O Enzo ajudará a Wendy. Sei que sim.
Estou mesmo a acabar de tratar da roupa quando oiço um estrondo vindo do fundo do corredor. Já antes ouvi algo assim aqui. A diferença é que agora sei que é o som da Wendy a ser magoada.
Saio do quarto principal para ver o que se passa. Como sempre, a porta do quarto de hóspedes está fechada, mas consigo ouvir a voz de Douglas, vinda do interior.
– Acabo de ver esta cobrança no cartão de crédito! – vocifera, ao fundo do corredor. – O que é isto? Oitenta dólares por um almoço no La Cipolla?
Nunca o ouvi falar assim. Não deve saber que estou na casa. Disse-me para sair mais cedo, por isso deve pensar que já parti e que pode dizer-lhe o que quiser sem que eu oiça.
– Eu... peço desculpa. – A Wendy parece frenética. – Encontrei-me com a minha amiga Gisele para almoçar, que está entre empregos, por isso ofereci-me para pagar.
– Quem te disse que podias sair de casa?
– O quê?
– Quem te disse que podias sair de casa, Wendy?
– Eu... eu só... Desculpa, é que é tão difícil estar sempre dentro de casa e...
– Alguém podia ter-te visto! – reclama. – Podiam ter-te visto o rosto, e o que pensariam de mim então?
– Eu... Lamento muito, eu...
– Aposto que lamentas. Não pensas em nada, pois não? Queres que as pessoas pensem que sou um monstro!

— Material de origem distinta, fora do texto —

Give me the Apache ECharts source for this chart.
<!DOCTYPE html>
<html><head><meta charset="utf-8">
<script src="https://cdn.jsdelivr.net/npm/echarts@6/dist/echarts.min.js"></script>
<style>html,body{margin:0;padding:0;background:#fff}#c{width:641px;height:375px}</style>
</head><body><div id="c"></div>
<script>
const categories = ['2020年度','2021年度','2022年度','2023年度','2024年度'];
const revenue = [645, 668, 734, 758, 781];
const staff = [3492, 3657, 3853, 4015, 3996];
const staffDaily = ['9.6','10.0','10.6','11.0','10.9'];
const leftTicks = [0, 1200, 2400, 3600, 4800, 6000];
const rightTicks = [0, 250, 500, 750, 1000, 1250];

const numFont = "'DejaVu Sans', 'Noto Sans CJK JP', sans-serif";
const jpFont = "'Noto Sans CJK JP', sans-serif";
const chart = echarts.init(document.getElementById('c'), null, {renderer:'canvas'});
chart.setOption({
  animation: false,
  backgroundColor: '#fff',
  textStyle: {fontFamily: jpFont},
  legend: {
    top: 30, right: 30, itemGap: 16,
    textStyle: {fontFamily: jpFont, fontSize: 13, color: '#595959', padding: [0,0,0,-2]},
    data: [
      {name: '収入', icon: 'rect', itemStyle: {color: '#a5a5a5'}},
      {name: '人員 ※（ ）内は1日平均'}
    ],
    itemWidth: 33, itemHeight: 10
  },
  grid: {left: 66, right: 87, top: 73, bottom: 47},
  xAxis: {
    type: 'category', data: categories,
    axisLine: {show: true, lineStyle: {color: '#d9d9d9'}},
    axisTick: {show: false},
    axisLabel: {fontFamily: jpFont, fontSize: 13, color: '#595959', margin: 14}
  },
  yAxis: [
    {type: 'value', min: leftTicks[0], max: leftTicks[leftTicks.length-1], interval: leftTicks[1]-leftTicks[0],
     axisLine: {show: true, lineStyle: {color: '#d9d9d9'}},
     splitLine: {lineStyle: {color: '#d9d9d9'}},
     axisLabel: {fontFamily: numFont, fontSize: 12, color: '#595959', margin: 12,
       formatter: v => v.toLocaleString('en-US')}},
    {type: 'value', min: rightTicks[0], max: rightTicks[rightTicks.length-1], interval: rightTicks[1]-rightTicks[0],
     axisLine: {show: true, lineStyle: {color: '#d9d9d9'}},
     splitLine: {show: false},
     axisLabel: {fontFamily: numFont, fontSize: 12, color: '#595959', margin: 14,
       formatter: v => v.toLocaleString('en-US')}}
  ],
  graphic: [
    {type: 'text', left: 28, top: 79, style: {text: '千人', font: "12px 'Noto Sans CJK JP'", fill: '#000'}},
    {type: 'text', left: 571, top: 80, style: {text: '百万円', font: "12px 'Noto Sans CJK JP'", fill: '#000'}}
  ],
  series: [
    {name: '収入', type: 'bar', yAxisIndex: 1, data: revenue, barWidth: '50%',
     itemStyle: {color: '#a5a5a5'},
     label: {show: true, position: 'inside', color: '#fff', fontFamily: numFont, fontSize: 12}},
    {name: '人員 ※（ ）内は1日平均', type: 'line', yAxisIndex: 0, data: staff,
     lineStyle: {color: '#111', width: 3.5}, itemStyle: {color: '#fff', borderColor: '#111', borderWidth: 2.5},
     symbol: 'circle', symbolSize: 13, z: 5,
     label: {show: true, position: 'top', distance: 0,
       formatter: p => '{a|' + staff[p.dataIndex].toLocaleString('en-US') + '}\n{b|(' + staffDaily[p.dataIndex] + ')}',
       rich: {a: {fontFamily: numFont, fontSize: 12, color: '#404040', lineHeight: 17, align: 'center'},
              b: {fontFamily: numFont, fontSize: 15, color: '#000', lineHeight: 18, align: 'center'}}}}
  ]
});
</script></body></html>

– Não. Isso não é verdade. Juro.
Faz-se um longo silêncio no quarto. Acabou a discussão? Ou preciso de irromper por ali adentro ou de chamar a polícia? Mas não, não posso chamar a polícia – a Wendy disse-me que isso estava fora de questão.
O que eu não daria por um amigo na Polícia de Nova Iorque...

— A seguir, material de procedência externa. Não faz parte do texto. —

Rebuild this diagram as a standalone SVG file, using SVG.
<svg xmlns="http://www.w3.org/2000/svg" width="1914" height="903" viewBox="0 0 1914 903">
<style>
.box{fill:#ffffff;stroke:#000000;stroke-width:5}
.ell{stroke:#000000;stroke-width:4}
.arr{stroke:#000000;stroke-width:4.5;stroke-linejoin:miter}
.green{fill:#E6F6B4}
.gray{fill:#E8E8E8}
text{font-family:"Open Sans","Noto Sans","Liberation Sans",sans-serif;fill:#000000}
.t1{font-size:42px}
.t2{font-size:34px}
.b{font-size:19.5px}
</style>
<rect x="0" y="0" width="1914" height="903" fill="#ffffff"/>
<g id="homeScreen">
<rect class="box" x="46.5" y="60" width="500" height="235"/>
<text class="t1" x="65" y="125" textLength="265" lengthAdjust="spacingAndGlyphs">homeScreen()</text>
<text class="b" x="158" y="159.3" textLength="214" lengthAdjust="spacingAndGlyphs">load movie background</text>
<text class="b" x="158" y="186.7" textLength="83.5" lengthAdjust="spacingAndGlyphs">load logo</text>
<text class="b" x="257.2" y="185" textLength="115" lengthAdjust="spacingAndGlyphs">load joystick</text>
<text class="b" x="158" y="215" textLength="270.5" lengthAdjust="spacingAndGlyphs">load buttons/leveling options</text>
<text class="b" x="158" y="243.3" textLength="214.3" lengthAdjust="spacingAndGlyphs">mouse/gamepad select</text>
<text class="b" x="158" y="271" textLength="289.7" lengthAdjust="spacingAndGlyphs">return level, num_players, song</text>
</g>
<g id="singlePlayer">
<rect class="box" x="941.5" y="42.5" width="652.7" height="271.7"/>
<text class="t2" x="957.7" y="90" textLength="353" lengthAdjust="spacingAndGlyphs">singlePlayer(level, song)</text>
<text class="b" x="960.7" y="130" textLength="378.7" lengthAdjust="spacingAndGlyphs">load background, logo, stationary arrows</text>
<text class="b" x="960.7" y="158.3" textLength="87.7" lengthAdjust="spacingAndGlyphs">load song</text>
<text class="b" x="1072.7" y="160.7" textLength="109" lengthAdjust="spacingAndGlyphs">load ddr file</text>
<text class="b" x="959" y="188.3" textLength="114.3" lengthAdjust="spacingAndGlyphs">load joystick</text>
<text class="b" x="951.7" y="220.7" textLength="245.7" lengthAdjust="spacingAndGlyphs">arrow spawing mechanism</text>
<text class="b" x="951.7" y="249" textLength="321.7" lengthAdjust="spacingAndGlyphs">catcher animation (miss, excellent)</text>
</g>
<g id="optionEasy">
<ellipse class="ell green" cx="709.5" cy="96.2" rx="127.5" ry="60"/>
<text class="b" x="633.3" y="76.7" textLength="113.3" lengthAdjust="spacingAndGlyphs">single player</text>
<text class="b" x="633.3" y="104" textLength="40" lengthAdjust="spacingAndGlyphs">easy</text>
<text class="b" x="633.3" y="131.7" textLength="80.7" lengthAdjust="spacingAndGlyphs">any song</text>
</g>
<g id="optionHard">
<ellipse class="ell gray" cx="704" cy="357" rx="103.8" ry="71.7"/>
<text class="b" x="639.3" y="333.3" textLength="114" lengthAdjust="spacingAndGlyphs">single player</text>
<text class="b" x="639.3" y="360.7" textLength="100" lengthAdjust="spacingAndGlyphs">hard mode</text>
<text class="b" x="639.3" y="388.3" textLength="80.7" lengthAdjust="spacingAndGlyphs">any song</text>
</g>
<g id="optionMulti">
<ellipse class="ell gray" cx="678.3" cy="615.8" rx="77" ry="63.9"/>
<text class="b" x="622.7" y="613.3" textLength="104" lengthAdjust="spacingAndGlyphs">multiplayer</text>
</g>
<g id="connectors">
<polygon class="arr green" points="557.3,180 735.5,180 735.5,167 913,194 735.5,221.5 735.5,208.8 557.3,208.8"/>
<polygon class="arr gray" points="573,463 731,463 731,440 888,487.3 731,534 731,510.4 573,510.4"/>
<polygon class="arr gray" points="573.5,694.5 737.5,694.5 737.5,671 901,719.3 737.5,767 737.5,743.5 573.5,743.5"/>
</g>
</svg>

Em bicos de pés, chego-me o mais perto que me atrevo do quarto, procurando ouvi-los. Quando estou prestes a bater à porta, Douglas recomeça a falar, e desta vez parece ainda mais zangado.
– É um restaurante terrivelmente romântico para ires com uma amiga, não é? – pergunta.
– O quê? Não! Não é... romântico...
– Consigo sempre perceber quando estás a mentir, Wendy. Com quem tiveste realmente esse almoço extravagante?
– Já te disse! Com a Gisele.
– Certo. Agora diz-me a verdade. Foi com o mesmo tipo que te levou para Norte?
Chego-me mais perto do quarto. A Wendy está a soluçar.
– Foi com a Gisele – geme.
– Isso é treta – silva. – Não vou permitir que a vagabunda da minha mulher se ande a passear pela cidade com outro homem! É humilhante.
Então, um estrondo doentio emerge do interior do quarto. E a Wendy grita.
Não posso deixar que a magoe. Tenho de fazer algo. Só que, de repente, o quarto ficou completamente silencioso.
E, então, oiço um gorgolejar vindo do interior do espaço.
Como de uma mulher a ser estrangulada.
Já não há margem para perder tempo. O que quer que esteja a acontecer naquele quarto, tenho de o impedir.
É quando me lembro da arma.
38
Lembro-me exatamente de onde está.
Corro para a estante e tiro o dicionário. A arma está aninhada no mesmo espaço escavado onde se encontrava há dois dias, quando a Wendy a encontrou. Como eu sabia que estaria. Com mãos ligeiramente trémulas, agarro na arma.
Enquanto olho fixamente para o revólver na minha mão, pergunto-me se estarei a cometer um erro grave. Embora esteja a acontecer algo terrível naquele quarto, não sei se melhorará a situação juntar uma arma à mistura. Quando existe a hipótese de alguém ser alvejado, as coisas rapidamente podem descarrilar.